Viewers called Rafe and Alison "the hottest thing on Port Charles". At a fan club dinner, members of the Port Charles fan club voted Rafe and Alison as Best Couple, Gaskill as Best Actor, and Hershey Presley as Best Actress. Soap Opera Update named them the best couple from Port Charles for both the years 2002 and 2003.

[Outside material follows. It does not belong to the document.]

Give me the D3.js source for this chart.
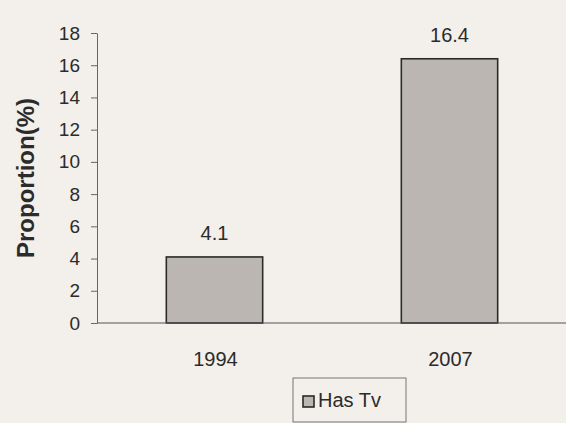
<!DOCTYPE html>
<html><head><meta charset="utf-8">
<script src="https://cdn.jsdelivr.net/npm/d3@7"></script>
<style>body{margin:0;background:#f3efea;}svg{display:block;font-family:"Liberation Sans",Arial,sans-serif;}</style>
</head><body>
<svg id="c" width="566" height="423"></svg>
<script>
const categories = ["1994", "2007"];
const values = [4.1, 16.4];
const valueLabels = ["4.1", "16.4"];
const yTicks = [0, 2, 4, 6, 8, 10, 12, 14, 16, 18];
const seriesName = "Has Tv";
const yTitle = "Proportion(%)";

const svg = d3.select("#c");
svg.append("rect").attr("width",566).attr("height",423).attr("fill","#f3efea");

const x = d3.scaleBand().domain(categories).range([97, 567]).paddingInner(0.59).paddingOuter(0.295);
const y = d3.scaleLinear().domain([0, 18]).range([323, 33]);

// bars
svg.selectAll("rect.bar").data(values).join("rect").attr("class","bar")
  .attr("x",(d,i)=>x(categories[i])).attr("width",x.bandwidth())
  .attr("y",d=>y(d)).attr("height",d=>y(0)-y(d))
  .attr("fill","#bbb6b1").attr("stroke","#2a2a2a").attr("stroke-width",1.6);

// y axis
const ya = svg.append("g").attr("transform","translate(97,0)")
  .call(d3.axisLeft(y).tickValues(yTicks).tickSize(6).tickPadding(11).tickSizeOuter(0));
ya.select(".domain").attr("stroke","#666");
ya.selectAll(".tick line").attr("stroke","#666");
ya.selectAll("text").attr("font-size",19).attr("fill","#2b2b2b").attr("font-family","Liberation Sans, Arial, sans-serif");

// x axis line
svg.append("line").attr("x1",97).attr("x2",566).attr("y1",y(0)).attr("y2",y(0)).attr("stroke","#555").attr("stroke-width",1.2);

// category labels
svg.selectAll("text.cat").data(categories).join("text").attr("class","cat")
  .attr("x",d=>x(d)+x.bandwidth()/2+1).attr("y",366)
  .attr("text-anchor","middle").attr("font-size",20).attr("fill","#2b2b2b").text(d=>d);

// value labels
svg.selectAll("text.val").data(values).join("text").attr("class","val")
  .attr("x",(d,i)=>x(categories[i])+x.bandwidth()/2).attr("y",d=>y(d)-17)
  .attr("text-anchor","middle").attr("font-size",20).attr("fill","#2b2b2b").text((d,i)=>valueLabels[i]);

// y title
svg.append("text").attr("transform","translate(34,178) rotate(-90)")
  .attr("text-anchor","middle").attr("font-size",24).attr("font-weight","bold").attr("fill","#2b2b2b").text(yTitle);

// legend
const lg = svg.append("g");
lg.append("rect").attr("x",293).attr("y",378).attr("width",113).attr("height",44).attr("fill","none").attr("stroke","#777").attr("stroke-width",1);
lg.append("rect").attr("x",303).attr("y",396).attr("width",11).attr("height",11).attr("fill","#bbb6b1").attr("stroke","#2a2a2a").attr("stroke-width",1.6);
lg.append("text").attr("x",318).attr("y",407).attr("font-size",20).attr("fill","#2b2b2b").text(seriesName);
</script>
</body></html>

Magazine's praised Gaskill and Hershey Presley's performances in the storylines focusing around the Rafe and Alison romance. Soap Opera Digest named Hershey Performer of the Week in their February 19, 2002 issue for her performance in portraying Alison as torn between Jamal and Rafe. Soap Opera Weekly's Joe Diliberto also praised Hershey for her work during "the crumbling of Alison's relationship with Jamal" and the beginning of her romance with Rafe. Diliberto said, "As Port Charles Alison, Erin Hershey mixed heaping amounts of amiability with dollops of sadness and a dash of bittersweet to come up with a performance sweeter than any candy." In the February 5, 2002 issue of Soap Opera Weekly, Gaskill was named Outstanding Performer of the Week. In the article, Joanne Gallo praised him for making "falling in love appear fresh and new," noting how difficult that is to do on a soap opera. "Gaskill's breakout character- aided by his breakout performance- is a welcome change from brooding Caleb." TV Guide also applauded the premiere of Port Charles's tenth book, "Surrender," because the expanded episode gave Hershey Presley more time to "showcase her range"—range they believed she deserved a Daytime Emmy Award nomination for.